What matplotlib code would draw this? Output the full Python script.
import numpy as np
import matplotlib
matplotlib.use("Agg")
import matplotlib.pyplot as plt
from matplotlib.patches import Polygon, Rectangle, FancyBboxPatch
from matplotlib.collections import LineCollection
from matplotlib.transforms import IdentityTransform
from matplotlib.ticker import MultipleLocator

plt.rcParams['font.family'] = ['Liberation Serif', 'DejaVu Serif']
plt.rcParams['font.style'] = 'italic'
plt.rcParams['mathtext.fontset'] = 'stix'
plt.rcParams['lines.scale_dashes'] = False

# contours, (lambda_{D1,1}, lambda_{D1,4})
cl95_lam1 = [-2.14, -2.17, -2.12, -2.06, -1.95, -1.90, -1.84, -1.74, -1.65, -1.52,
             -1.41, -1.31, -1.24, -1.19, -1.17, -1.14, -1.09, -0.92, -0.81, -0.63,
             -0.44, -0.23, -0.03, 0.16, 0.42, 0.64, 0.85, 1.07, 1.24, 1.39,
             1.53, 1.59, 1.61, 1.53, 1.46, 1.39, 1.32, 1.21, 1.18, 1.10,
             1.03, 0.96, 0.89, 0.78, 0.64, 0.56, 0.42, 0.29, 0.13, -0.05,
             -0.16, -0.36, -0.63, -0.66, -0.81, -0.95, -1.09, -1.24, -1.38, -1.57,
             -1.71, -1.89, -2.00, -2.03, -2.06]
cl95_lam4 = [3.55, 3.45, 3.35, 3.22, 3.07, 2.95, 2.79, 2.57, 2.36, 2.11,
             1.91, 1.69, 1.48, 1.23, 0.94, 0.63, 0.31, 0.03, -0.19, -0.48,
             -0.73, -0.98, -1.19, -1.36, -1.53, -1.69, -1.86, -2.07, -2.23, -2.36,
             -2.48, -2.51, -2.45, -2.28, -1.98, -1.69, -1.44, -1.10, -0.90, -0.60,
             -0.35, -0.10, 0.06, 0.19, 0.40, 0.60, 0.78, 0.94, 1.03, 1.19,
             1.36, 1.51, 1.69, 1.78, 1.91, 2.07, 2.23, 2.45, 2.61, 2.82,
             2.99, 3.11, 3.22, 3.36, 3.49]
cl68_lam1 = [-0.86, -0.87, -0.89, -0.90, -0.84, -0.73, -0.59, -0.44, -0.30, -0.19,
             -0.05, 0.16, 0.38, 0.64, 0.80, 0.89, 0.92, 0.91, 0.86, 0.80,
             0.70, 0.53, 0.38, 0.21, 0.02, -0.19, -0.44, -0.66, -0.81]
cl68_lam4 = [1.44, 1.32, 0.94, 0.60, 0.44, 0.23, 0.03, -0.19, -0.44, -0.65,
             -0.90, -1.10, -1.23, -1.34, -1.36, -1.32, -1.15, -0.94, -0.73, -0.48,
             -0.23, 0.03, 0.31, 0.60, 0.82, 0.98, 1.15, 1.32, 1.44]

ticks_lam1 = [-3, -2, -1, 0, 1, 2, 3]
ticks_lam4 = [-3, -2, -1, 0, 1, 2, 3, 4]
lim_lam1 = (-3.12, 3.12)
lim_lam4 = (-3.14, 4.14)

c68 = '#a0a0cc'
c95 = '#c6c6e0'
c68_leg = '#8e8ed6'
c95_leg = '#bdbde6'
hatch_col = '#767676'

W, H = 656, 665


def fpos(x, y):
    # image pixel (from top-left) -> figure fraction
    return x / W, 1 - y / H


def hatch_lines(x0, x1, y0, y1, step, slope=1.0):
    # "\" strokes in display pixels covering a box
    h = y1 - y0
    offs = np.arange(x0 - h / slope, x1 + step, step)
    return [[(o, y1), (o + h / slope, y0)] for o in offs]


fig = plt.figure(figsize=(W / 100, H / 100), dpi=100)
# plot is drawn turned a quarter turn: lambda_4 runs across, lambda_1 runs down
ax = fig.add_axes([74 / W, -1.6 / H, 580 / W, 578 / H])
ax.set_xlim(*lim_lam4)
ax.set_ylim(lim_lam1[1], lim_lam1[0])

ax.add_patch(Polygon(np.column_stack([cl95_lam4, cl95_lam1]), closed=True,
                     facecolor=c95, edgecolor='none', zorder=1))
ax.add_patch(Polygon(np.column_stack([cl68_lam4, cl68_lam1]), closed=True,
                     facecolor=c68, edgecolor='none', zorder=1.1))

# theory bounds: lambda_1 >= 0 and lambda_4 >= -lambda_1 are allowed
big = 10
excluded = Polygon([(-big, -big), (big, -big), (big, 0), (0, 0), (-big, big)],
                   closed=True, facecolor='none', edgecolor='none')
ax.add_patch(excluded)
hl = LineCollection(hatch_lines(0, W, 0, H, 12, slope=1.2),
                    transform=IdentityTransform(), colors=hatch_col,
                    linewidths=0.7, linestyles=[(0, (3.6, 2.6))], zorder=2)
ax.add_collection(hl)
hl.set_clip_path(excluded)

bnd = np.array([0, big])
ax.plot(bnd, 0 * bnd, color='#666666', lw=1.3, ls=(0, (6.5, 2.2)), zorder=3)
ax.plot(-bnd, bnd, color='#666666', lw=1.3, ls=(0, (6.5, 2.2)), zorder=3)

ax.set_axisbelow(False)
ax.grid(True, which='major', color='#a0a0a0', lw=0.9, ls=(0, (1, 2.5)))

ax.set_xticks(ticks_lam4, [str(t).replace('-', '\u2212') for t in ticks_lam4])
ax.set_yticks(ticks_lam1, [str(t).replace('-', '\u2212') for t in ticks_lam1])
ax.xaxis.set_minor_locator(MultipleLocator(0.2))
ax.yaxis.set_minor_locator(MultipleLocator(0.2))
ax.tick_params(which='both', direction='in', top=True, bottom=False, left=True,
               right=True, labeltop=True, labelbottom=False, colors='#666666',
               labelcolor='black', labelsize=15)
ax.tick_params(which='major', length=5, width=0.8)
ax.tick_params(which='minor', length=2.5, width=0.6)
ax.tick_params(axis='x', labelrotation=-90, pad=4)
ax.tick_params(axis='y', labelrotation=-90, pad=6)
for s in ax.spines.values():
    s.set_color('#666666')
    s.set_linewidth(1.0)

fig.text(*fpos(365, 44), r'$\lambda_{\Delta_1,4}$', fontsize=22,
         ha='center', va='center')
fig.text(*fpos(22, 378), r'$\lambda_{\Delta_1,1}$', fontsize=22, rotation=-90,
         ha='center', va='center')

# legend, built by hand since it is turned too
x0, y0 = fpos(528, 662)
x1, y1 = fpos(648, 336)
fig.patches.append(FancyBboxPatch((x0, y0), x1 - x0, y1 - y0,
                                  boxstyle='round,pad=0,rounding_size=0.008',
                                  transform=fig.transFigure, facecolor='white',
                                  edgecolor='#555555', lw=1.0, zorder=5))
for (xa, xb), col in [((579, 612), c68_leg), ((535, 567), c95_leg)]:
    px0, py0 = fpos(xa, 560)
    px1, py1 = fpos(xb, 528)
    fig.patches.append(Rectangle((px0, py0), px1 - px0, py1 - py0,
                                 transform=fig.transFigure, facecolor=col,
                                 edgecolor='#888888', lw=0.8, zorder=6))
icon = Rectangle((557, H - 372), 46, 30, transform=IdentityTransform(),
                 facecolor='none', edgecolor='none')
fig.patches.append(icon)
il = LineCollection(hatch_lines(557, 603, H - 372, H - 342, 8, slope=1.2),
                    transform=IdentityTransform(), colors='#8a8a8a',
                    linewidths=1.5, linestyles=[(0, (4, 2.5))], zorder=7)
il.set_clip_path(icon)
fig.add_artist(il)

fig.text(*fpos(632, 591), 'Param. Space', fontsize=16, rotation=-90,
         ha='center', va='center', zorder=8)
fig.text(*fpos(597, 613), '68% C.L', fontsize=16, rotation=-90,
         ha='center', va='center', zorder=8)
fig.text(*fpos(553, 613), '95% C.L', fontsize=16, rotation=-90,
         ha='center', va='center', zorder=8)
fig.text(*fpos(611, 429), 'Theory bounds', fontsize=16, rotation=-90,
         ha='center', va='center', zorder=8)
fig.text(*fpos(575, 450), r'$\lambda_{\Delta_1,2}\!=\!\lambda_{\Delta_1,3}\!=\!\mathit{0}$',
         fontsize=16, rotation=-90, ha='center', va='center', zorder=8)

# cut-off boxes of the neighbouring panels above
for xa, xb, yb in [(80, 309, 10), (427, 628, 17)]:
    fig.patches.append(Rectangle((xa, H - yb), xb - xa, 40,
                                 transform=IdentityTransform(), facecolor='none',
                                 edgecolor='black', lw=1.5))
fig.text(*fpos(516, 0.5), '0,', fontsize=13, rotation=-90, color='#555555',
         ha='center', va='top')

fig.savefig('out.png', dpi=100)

----

Print, please, the lines from the first line of the material through the line that contains "from matplotlib.ticker import MultipleLocator", exactly as written and with nothing added.

→ **Answer in full**:
What matplotlib code would draw this? Output the full Python script.
import numpy as np
import matplotlib
matplotlib.use("Agg")
import matplotlib.pyplot as plt
from matplotlib.patches import Polygon, Rectangle, FancyBboxPatch
from matplotlib.collections import LineCollection
from matplotlib.transforms import IdentityTransform
from matplotlib.ticker import MultipleLocator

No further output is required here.